◆ DATASET
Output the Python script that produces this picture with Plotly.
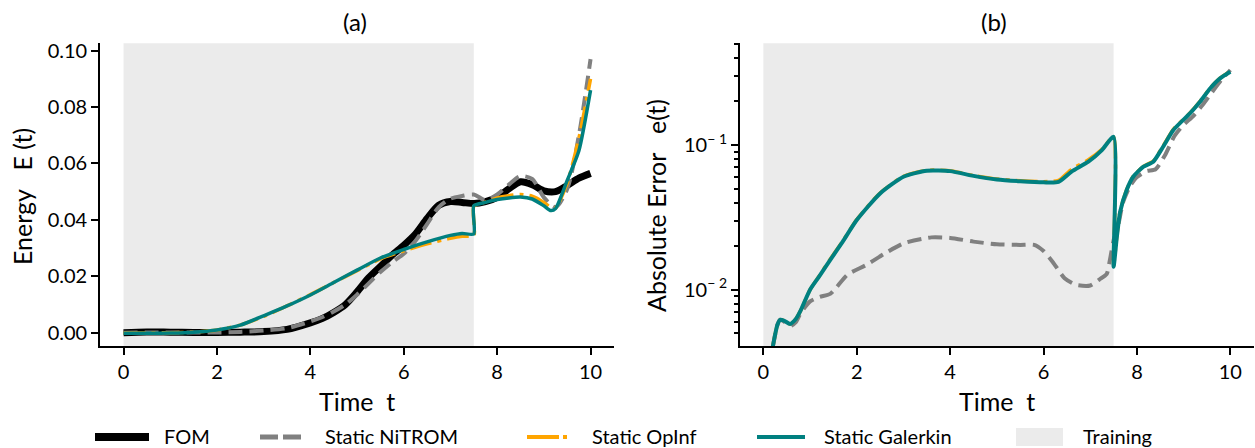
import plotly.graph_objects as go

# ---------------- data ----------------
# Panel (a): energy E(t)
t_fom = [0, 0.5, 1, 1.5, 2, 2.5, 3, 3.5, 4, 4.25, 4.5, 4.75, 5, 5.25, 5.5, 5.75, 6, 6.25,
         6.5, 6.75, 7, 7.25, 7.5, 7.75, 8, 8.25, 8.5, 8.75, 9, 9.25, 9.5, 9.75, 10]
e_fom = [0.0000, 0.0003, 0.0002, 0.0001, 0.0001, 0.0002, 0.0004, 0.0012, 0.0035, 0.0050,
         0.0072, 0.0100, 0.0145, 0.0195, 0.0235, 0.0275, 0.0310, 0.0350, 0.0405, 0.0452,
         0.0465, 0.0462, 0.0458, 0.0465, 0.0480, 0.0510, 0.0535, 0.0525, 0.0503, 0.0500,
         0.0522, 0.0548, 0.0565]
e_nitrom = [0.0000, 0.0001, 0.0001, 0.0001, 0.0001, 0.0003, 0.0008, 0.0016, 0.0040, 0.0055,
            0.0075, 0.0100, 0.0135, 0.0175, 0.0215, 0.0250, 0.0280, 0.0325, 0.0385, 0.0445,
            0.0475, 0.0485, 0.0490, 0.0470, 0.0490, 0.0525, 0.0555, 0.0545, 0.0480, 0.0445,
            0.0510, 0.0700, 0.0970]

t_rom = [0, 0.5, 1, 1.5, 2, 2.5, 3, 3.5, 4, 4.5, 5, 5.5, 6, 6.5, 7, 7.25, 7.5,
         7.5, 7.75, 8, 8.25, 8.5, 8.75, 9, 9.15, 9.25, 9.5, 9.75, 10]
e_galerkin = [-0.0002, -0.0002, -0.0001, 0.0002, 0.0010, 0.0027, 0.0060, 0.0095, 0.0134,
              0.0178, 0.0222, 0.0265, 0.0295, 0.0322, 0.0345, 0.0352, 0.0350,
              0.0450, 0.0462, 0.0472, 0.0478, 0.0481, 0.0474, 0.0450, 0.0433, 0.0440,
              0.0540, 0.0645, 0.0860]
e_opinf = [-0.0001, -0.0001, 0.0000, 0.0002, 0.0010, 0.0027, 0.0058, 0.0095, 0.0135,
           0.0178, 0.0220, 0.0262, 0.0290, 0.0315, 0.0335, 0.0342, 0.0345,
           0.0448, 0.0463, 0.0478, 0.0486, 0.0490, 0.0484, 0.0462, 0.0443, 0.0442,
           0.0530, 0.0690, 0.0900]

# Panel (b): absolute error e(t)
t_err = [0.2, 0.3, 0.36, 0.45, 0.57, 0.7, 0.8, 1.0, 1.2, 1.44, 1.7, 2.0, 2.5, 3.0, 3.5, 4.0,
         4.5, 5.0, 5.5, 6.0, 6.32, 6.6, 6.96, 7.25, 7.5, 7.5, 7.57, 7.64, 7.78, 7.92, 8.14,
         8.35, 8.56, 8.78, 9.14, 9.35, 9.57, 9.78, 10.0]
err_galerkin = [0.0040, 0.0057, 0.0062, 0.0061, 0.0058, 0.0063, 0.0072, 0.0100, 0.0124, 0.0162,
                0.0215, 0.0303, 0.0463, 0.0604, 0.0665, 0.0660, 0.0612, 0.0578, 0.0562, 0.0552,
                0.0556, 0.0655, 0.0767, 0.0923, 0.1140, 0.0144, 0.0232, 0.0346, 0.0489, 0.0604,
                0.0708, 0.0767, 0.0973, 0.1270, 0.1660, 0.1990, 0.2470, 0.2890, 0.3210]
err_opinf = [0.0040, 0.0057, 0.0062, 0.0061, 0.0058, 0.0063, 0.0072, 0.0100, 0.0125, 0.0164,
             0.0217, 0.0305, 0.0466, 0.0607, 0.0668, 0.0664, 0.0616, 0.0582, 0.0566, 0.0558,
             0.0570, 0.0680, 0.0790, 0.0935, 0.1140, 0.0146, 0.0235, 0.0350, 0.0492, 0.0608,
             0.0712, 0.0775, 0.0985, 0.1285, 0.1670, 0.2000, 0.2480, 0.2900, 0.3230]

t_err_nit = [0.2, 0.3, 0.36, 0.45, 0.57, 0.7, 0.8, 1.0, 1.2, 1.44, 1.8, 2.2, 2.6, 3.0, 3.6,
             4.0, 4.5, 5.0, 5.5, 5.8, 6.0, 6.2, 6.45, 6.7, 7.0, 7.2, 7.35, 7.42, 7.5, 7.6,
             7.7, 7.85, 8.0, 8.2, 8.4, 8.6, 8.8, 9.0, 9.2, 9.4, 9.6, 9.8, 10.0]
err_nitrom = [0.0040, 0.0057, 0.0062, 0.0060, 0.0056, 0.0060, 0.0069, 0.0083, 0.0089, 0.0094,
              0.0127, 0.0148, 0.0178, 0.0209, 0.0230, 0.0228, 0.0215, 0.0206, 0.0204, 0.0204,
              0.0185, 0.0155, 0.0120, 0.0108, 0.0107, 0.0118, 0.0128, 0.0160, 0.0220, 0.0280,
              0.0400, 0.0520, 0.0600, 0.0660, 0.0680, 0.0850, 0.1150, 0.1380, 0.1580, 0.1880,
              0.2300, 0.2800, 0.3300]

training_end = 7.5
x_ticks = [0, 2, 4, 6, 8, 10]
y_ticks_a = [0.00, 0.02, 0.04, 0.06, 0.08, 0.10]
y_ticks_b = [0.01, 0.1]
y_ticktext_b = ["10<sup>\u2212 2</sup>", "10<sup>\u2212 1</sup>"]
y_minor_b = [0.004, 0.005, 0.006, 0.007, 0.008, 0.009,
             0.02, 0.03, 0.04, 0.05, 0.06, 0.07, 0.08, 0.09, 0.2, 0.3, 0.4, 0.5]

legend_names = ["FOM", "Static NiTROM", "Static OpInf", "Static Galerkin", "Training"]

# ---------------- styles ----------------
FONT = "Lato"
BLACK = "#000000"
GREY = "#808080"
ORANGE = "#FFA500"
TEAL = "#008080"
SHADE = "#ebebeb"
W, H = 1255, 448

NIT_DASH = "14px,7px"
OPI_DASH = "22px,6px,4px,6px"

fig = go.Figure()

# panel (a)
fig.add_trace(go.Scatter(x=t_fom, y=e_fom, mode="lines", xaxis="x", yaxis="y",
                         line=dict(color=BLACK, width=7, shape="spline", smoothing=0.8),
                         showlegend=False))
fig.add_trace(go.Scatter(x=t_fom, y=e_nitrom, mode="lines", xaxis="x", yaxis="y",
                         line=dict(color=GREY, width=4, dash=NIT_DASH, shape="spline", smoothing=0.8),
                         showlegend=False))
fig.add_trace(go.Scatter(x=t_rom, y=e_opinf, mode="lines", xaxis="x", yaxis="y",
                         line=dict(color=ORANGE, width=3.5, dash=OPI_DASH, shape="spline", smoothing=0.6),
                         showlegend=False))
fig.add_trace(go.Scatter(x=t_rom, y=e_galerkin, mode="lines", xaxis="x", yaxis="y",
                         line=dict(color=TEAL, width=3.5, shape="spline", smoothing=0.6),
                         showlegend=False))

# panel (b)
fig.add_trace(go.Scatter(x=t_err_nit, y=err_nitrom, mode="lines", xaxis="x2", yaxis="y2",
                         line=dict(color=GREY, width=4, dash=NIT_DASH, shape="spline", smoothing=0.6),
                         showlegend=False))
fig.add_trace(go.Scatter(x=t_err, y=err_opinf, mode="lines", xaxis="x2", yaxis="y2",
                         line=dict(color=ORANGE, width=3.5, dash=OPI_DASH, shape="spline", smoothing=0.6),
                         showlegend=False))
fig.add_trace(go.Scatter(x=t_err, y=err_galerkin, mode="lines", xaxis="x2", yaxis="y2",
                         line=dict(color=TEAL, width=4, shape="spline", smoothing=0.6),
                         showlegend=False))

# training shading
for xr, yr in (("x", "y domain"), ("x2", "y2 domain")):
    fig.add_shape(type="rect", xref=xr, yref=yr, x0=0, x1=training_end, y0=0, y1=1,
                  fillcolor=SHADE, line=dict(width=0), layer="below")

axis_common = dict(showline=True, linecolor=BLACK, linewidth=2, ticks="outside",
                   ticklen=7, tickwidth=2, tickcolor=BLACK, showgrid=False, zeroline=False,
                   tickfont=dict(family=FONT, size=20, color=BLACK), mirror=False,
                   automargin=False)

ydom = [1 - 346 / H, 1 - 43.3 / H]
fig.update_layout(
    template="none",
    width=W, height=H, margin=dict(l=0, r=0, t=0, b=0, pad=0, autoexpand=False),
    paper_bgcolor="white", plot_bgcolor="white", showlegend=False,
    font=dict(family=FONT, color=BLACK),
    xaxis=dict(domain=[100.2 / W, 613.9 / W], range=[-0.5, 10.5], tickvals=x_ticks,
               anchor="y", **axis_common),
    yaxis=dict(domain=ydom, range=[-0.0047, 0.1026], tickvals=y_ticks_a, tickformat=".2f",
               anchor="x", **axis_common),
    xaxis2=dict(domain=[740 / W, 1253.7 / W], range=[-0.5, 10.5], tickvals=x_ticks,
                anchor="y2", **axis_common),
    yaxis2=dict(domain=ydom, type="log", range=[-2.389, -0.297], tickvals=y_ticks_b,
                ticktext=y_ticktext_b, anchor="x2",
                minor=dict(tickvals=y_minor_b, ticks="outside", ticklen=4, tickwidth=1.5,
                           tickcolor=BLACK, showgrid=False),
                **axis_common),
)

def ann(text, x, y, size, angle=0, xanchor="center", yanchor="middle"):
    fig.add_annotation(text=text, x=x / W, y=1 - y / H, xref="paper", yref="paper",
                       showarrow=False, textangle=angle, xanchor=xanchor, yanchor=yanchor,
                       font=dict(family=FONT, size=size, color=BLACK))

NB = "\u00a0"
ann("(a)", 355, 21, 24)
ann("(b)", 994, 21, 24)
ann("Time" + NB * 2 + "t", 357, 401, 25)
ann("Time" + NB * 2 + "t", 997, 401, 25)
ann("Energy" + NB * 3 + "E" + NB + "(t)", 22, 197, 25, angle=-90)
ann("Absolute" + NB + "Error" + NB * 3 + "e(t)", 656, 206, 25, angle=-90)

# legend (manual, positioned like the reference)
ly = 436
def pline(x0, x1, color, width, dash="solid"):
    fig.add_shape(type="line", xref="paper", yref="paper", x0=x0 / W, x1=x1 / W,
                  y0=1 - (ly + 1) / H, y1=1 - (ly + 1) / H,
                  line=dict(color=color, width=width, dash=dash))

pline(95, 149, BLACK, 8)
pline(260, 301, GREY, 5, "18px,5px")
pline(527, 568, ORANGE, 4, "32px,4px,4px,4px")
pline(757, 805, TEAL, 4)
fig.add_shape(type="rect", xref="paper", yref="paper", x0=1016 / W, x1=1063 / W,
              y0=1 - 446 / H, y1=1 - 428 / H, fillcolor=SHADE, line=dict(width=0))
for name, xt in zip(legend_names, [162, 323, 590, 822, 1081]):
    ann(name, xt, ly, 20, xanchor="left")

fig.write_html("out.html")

---

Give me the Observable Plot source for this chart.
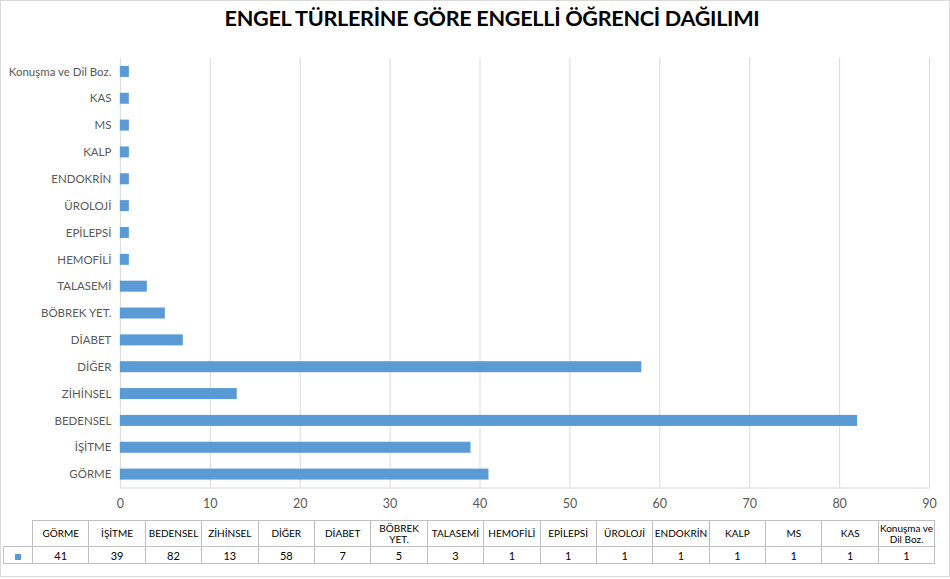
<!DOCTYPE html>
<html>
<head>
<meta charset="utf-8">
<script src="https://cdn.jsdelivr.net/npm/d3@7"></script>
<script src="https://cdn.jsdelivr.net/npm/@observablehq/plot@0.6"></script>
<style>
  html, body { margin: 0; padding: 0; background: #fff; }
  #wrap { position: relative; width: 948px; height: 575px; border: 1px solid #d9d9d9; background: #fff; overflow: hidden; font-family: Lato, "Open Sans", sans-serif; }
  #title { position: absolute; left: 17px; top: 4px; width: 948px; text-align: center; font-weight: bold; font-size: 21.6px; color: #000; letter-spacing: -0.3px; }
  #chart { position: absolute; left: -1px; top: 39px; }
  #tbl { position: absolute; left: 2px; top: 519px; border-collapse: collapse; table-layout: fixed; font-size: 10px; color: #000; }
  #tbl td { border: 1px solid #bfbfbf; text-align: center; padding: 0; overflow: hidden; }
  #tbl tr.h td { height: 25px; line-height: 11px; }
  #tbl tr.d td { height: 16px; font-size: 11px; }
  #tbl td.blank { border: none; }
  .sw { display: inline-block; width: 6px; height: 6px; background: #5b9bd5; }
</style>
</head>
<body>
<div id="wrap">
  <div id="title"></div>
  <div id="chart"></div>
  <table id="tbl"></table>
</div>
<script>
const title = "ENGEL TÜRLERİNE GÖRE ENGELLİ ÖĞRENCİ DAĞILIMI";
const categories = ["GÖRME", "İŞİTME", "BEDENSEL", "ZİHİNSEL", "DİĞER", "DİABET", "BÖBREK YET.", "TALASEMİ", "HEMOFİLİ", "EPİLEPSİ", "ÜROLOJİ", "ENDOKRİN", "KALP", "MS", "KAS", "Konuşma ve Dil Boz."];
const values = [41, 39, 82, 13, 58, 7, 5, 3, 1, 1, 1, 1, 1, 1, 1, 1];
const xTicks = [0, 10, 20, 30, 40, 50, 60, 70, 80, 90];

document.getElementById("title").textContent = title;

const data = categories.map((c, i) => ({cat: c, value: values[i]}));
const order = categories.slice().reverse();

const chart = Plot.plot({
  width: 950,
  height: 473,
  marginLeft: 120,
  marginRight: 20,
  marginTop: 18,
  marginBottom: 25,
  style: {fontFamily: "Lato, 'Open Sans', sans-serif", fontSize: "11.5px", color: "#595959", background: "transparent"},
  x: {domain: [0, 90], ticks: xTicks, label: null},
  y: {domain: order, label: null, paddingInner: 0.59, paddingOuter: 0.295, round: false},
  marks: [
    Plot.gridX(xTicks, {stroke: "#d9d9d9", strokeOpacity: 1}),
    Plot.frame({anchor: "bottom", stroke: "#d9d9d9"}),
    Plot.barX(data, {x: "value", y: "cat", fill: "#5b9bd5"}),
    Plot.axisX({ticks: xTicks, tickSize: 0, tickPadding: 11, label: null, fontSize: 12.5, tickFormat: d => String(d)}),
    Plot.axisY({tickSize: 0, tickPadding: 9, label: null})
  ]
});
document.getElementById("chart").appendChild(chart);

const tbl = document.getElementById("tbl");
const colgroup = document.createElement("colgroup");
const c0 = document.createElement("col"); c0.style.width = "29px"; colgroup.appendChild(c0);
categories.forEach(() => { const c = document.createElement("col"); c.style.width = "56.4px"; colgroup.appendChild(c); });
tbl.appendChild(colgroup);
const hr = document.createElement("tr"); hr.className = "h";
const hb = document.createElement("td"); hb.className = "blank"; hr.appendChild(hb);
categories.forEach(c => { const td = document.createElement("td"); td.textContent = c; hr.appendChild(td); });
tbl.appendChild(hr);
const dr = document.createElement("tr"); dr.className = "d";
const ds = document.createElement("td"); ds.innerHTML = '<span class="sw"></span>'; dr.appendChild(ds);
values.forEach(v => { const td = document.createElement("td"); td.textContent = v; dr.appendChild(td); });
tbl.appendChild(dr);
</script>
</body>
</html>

...

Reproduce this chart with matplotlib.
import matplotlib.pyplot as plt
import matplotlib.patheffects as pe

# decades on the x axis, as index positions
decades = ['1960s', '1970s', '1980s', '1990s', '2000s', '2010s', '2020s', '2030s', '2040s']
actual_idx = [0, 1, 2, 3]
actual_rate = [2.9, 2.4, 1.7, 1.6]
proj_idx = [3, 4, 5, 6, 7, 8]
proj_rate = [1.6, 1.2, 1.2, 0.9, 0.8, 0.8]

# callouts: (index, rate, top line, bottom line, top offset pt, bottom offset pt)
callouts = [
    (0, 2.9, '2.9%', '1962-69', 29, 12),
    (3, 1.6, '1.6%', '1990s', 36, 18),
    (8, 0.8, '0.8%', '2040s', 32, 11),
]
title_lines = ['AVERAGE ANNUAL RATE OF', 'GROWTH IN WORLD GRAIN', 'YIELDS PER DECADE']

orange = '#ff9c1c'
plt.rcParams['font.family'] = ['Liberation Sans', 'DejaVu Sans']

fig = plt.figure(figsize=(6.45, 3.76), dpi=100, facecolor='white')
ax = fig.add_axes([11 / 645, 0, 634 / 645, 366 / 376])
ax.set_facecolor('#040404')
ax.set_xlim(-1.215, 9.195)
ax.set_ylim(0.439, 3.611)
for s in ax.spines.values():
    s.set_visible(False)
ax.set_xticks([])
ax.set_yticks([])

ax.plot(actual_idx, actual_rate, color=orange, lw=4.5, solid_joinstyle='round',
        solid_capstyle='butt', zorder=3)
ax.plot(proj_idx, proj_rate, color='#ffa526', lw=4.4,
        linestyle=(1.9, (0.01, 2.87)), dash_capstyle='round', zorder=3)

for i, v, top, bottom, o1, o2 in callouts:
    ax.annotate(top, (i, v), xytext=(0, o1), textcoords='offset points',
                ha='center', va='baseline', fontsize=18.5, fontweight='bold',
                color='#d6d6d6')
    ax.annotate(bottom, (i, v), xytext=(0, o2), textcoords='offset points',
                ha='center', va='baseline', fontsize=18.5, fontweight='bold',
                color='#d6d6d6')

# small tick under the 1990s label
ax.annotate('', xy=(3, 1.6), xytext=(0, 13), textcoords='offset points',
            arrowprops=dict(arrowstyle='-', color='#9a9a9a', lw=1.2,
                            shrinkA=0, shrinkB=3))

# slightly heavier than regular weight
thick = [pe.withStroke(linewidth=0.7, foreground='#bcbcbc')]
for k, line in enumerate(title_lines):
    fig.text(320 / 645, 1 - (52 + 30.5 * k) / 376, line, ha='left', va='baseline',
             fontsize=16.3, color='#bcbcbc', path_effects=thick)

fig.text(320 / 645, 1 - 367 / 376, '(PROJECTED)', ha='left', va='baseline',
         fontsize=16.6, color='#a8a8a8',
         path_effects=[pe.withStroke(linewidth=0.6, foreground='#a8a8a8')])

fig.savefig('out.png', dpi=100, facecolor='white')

◆ DIRECTION
Quote the lines above exactly, starting with the one that has "Give me the" and ending with the one that has "const order = categories.slice().reverse();"; drop the pictures and include nothing else.

◆ EXERCISE SOLUTION
Give me the Observable Plot source for this chart.
<!DOCTYPE html>
<html>
<head>
<meta charset="utf-8">
<script src="https://cdn.jsdelivr.net/npm/d3@7"></script>
<script src="https://cdn.jsdelivr.net/npm/@observablehq/plot@0.6"></script>
<style>
  html, body { margin: 0; padding: 0; background: #fff; }
  #wrap { position: relative; width: 948px; height: 575px; border: 1px solid #d9d9d9; background: #fff; overflow: hidden; font-family: Lato, "Open Sans", sans-serif; }
  #title { position: absolute; left: 17px; top: 4px; width: 948px; text-align: center; font-weight: bold; font-size: 21.6px; color: #000; letter-spacing: -0.3px; }
  #chart { position: absolute; left: -1px; top: 39px; }
  #tbl { position: absolute; left: 2px; top: 519px; border-collapse: collapse; table-layout: fixed; font-size: 10px; color: #000; }
  #tbl td { border: 1px solid #bfbfbf; text-align: center; padding: 0; overflow: hidden; }
  #tbl tr.h td { height: 25px; line-height: 11px; }
  #tbl tr.d td { height: 16px; font-size: 11px; }
  #tbl td.blank { border: none; }
  .sw { display: inline-block; width: 6px; height: 6px; background: #5b9bd5; }
</style>
</head>
<body>
<div id="wrap">
  <div id="title"></div>
  <div id="chart"></div>
  <table id="tbl"></table>
</div>
<script>
const title = "ENGEL TÜRLERİNE GÖRE ENGELLİ ÖĞRENCİ DAĞILIMI";
const categories = ["GÖRME", "İŞİTME", "BEDENSEL", "ZİHİNSEL", "DİĞER", "DİABET", "BÖBREK YET.", "TALASEMİ", "HEMOFİLİ", "EPİLEPSİ", "ÜROLOJİ", "ENDOKRİN", "KALP", "MS", "KAS", "Konuşma ve Dil Boz."];
const values = [41, 39, 82, 13, 58, 7, 5, 3, 1, 1, 1, 1, 1, 1, 1, 1];
const xTicks = [0, 10, 20, 30, 40, 50, 60, 70, 80, 90];

document.getElementById("title").textContent = title;

const data = categories.map((c, i) => ({cat: c, value: values[i]}));
const order = categories.slice().reverse();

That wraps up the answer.